**YOUR INSTRUCTIONS:**
In the lines below, how many hold the word "Output"? Answer only with the number.
-- EXTRACTED DATA start --
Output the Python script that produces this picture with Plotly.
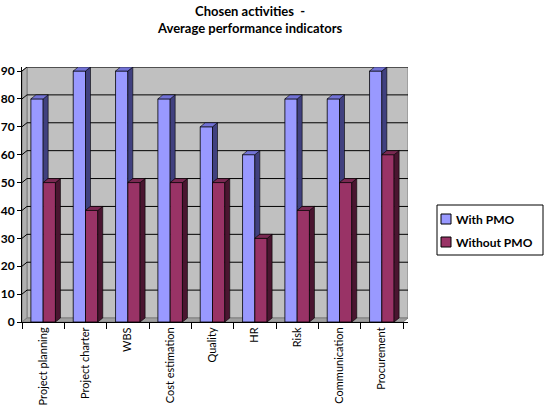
-- EXTRACTED DATA end --
-- EXTRACTED DATA start --
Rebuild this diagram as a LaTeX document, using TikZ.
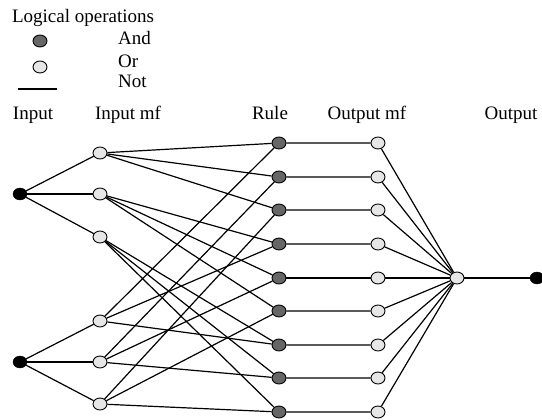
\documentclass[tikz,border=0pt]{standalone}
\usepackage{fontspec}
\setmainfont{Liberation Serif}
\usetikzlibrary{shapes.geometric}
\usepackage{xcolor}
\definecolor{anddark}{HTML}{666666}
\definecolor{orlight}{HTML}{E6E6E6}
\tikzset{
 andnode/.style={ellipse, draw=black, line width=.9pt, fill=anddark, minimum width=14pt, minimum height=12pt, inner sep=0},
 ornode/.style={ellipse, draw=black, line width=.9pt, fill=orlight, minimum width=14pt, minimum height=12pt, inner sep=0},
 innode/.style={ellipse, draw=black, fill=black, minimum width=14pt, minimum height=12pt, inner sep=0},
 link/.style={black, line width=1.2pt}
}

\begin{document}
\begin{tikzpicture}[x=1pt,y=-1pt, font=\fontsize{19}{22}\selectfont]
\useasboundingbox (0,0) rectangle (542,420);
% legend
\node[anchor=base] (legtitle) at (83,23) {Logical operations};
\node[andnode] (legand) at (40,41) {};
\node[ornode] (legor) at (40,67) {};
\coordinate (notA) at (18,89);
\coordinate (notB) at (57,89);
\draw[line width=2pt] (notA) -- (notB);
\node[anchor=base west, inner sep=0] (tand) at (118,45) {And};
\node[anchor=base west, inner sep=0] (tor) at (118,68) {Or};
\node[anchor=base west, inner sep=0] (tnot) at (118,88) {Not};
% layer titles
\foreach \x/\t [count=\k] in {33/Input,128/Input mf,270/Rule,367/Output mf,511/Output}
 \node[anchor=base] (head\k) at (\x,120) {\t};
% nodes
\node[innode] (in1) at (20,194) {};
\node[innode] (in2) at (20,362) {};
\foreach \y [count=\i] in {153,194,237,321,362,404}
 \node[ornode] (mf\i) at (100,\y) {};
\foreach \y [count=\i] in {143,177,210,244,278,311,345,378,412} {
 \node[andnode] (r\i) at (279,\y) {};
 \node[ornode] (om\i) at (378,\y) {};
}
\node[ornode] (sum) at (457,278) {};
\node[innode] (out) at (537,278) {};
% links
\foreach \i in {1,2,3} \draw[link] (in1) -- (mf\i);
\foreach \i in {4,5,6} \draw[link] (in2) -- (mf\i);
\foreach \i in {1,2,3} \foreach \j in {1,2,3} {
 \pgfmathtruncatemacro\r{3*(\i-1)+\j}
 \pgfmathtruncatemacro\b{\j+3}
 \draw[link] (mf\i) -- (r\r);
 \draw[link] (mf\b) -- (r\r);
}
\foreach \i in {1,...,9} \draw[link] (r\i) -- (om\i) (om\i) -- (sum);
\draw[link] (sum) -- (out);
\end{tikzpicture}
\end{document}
-- EXTRACTED DATA end --
**CORRECT RESPONSE:**
2